The “Terrible 10k” is part on the Haunted Hilly Half Marathon, and Freightening 5k races put on by Stone Soup Promotions of Elkhart, IN. The race is run at Bonnyville Mill County Park in Bristol, IN. All three races brings with it a challenging, hilly course. All proceeds from the race goes to the Elkhart County Down Sydrome Support Group.
As you can imagine, with this being a Halloween themed race, many runners were dressed in costume. While running in costume is not for me, to each their own. There were super heroes such as batman, superman, Wonder Woman, and The Incredibles. There were also a lot of minions, Pirates, and other Disney characters. There were awards for best costumes in many categories. Still to this day, you will never get me to run in a costume.
I chose to run the 10k for a couple different reasons. The Monumental Marathon is next weekend and the last thing I need to do is run a hilly, tough half marathon a week before. I was also scheduled to run about an hour with 40 minutes close to marathon goal pace. I also just didn’t feel that a 5k would be worth the time and effort.
The goals for the race: 1: Get a good workout in, 2: don’t do anything stupid and injure myself before Monumental Marathon 3: build an early lead and cruise the rest of the way. The race morning temps were in the mid 40s, very overcast and very little wind. I would say it was a perfect morning for a race.
The half marathon runners started off at 8:45, followed by the 5k/10k race at 8:55. The only issue of starting with the 5k is not knowing who the 5k runners were. In this case, the runners who went out hard were of high school age. My theory, usually high school runners who are just coming off of cross country season, are going to stick with the familiar distance of 5k. If they ran past the 5k turn around, then I would pick up my pace a little bit and go after them. Until then, I was just going to stay back.

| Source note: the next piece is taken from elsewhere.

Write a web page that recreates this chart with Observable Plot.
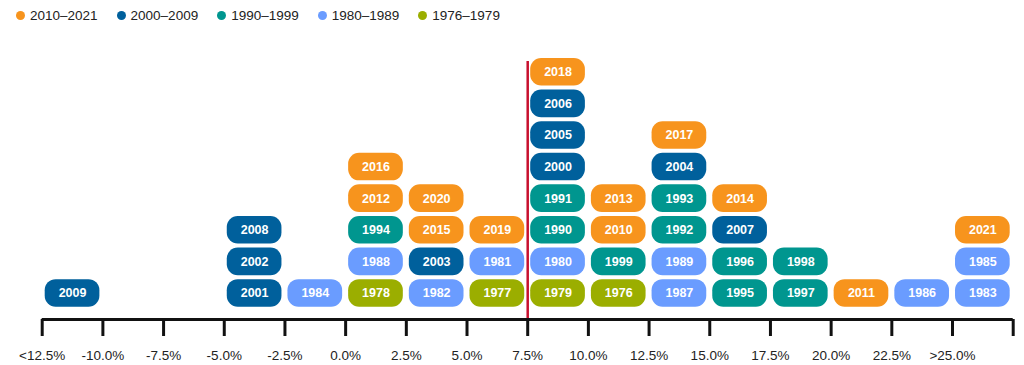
<!DOCTYPE html>
<html>
<head>
<meta charset="utf-8">
<script src="https://cdn.jsdelivr.net/npm/d3@7"></script>
<script src="https://cdn.jsdelivr.net/npm/@observablehq/plot@0.6"></script>
<style>
  html, body { margin: 0; padding: 0; background: #fff; }
  body { width: 1024px; height: 365px; overflow: hidden; font-family: "Liberation Sans", Arial, sans-serif; }
  #legend { height: 30px; display: flex; align-items: center; padding-left: 16px; box-sizing: border-box; font-size: 13.5px; color: #222; }
  .item { display: flex; align-items: center; margin-right: 19px; }
  .dot { width: 9px; height: 9px; border-radius: 50%; margin-right: 5px; }
</style>
</head>
<body>
<div id="legend"></div>
<div id="chart"></div>
<script>
// ---- data ----
const years = [
  2009,
  2001, 2002, 2008,
  1984,
  1978, 1988, 1994, 2012, 2016,
  1982, 2003, 2015, 2020,
  1977, 1981, 2019,
  1979, 1980, 1990, 1991, 2000, 2005, 2006, 2018,
  1976, 1999, 2010, 2013,
  1987, 1989, 1992, 1993, 2004, 2017,
  1995, 1996, 2007, 2014,
  1997, 1998,
  2011,
  1986,
  1983, 1985, 2021
];
// lower bound of the 2.5% return bin for each year
const binStart = [
  -12.5,
  -5, -5, -5,
  -2.5,
  0, 0, 0, 0, 0,
  2.5, 2.5, 2.5, 2.5,
  5, 5, 5,
  7.5, 7.5, 7.5, 7.5, 7.5, 7.5, 7.5, 7.5,
  10, 10, 10, 10,
  12.5, 12.5, 12.5, 12.5, 12.5, 12.5,
  15, 15, 15, 15,
  17.5, 17.5,
  20,
  22.5,
  25, 25, 25
];
const binWidth = 2.5;
const tickValues = [-12.5, -10, -7.5, -5, -2.5, 0, 2.5, 5, 7.5, 10, 12.5, 15, 17.5, 20, 22.5, 25, 27.5];
const tickLabels = ["<12.5%", "-10.0%", "-7.5%", "-5.0%", "-2.5%", "0.0%", "2.5%", "5.0%", "7.5%", "10.0%", "12.5%", "15.0%", "17.5%", "20.0%", "22.5%", ">25.0%", ""];
const referenceReturn = 7.5;
const groups = ["2010–2021", "2000–2009", "1990–1999", "1980–1989", "1976–1979"];
const groupColors = ["#F7941D", "#00609C", "#00968F", "#6A9CFF", "#9BAE00"];

function groupOf(y) {
  if (y >= 2010) return groups[0];
  if (y >= 2000) return groups[1];
  if (y >= 1990) return groups[2];
  if (y >= 1980) return groups[3];
  return groups[4];
}

// build table, rank within bin by year (oldest at bottom)
const table = years.map((y, i) => ({year: y, bin: binStart[i], group: groupOf(y)}));
const byBin = d3.group(table, d => d.bin);
for (const [, arr] of byBin) {
  arr.sort((a, b) => a.year - b.year).forEach((d, i) => d.row = i);
}

// legend
const legend = document.getElementById("legend");
groups.forEach((g, i) => {
  const it = document.createElement("div");
  it.className = "item";
  it.innerHTML = `<span class="dot" style="background:${groupColors[i]}"></span><span>${g}</span>`;
  legend.appendChild(it);
});

const chart = Plot.plot({
  width: 1024,
  height: 335,
  marginLeft: 41.7,
  marginRight: 11.3,
  marginTop: 26,
  marginBottom: 46,
  style: {fontFamily: "'Liberation Sans', Arial, sans-serif", background: "#fff"},
  x: {domain: [-12.5, 27.5]},
  y: {domain: [-0.325, 8], axis: null},
  color: {domain: groups, range: groupColors},
  marks: [
    Plot.rect(table, {
      x1: "bin", x2: d => d.bin + binWidth,
      y1: "row", y2: d => d.row + 1,
      fill: "group",
      insetLeft: 3, insetRight: 3, insetTop: 2, insetBottom: 2,
      rx: 11
    }),
    Plot.text(table, {
      x: d => d.bin + binWidth / 2,
      y: d => d.row + 0.5,
      text: d => String(d.year),
      fill: "white",
      fontWeight: "bold",
      fontSize: 12.5
    }),
    Plot.ruleX([referenceReturn], {stroke: "#C8102E", strokeWidth: 2.5, insetTop: 5}),
    Plot.ruleY([-0.325], {stroke: "#111", strokeWidth: 3}),
    Plot.axisX({
      ticks: tickValues,
      tickFormat: (d, i) => tickLabels[i],
      tickSize: 17,
      tickPadding: 14,
      strokeWidth: 3,
      stroke: "#111",
      fontSize: 13.5,
      color: "#222",
      label: null
    })
  ]
});
document.getElementById("chart").appendChild(chart);
</script>
</body>
</html>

First mile felt very relaxed. I came through the first mile at 6:39 which is just a tad fast of my marathon goal pace of 6:40. The first mile includes mostly of uphill running. The next half mile was a waiting game, waiting to see what the 4 runners ahead of me would do when we got to the 5k turn around. At this point they had a decent lead on me but I felt that if they were running the 10k I had gone out easy enough that I could make up the ground needed. As we got to the turn around, all the runners infront of me, made the U-Turn to head back to the finish. Now the question was, who right behind me is going to follow me. After the 1.5 mile mark, there was a steep uphill which I did not push and stayed relaxed. When I reached the top, I took a little bit of a peek behind me and didn’t see anyone too close to me. Second mile was completed in 6:35.
For the third mile, we joined up with the half marathon runners, mainly the middle of the pack runners at this point. I didn’t really run with any of these runners, but it did give me something to focus on ahead of me and motivation to pass some runners. The rolling hills continued till the turn around. Mile 3 was probably the toughest with the uphold. Came through mile 3 at 6:45. I had no desires to push the up hills, just keep the effort steady.
Mile 4 consisted f running down all the hills we just went up. As I was returning, I was trying to see how close the second place runner was to me. With all the half marathon runners, it was difficult to figure out who was in the half and who was in the 10k. I did attempted to also take a peek behind me but was still unable to determine where second place was. The advantage of having a lead and not having to worry about picking up the pace, is being able to relax and just encourage the runners you see going the other way, both half marathoners and 10k runners including a few friends. Mile 4 time was 6:31.
Mile 5, we turned off the half marathon course and once again, was alone. There were once again a couple of tough hills to keep things honest. Mile 5 was completed in 6:43.
During the final mile, I was starting to come up on the 5k walkers and some of the slower runners. It was great to see the younger kids out on the course running. Once again giving me someone to encourage as they finish their race. Mile 6 was the fastest mile of the race as it was mostly down hill. Mile 6 time was 6:28. After completing the final down hill, it was a left turn into the finish. Finishing time was 41:07. Obviously it was not an impressive time, but with the hills and next weeks marathon, a PR was not the goal for this race.
Looking at my goals for the day, I would say I hit all three of them and was able to run the race that I had wanted to. A day later, I don’t feel any kind of soreness, my legs feel fresh, and ready to go for next weekends marathon. I think the best thing that came out of this marathon is that I have some confidence built up for next week. Knowing that I held a good pace for 6 miles with no problems, and next weeks races is on a mostly flat course, I feel good going into it. This really turned out to be a great tune-up race.
Overall, this was a very well run/organized race. Paula, from Stone Soup Promotions, does a great job of organizing all of her races. They are not always the largest races in the area, but she finds great locations and always has the volunteers needed along the course. Also the course was very well marked. If you got off the course, then you really messed up somehow.
Congratulations to former college teammate, Bruce Faltynski for winning the Haunted Hill Half Marathon, and his wife Shelby on winning the female 10k race. Also congrats to everyone else on finishing a tougher than normal race in northern Indiana.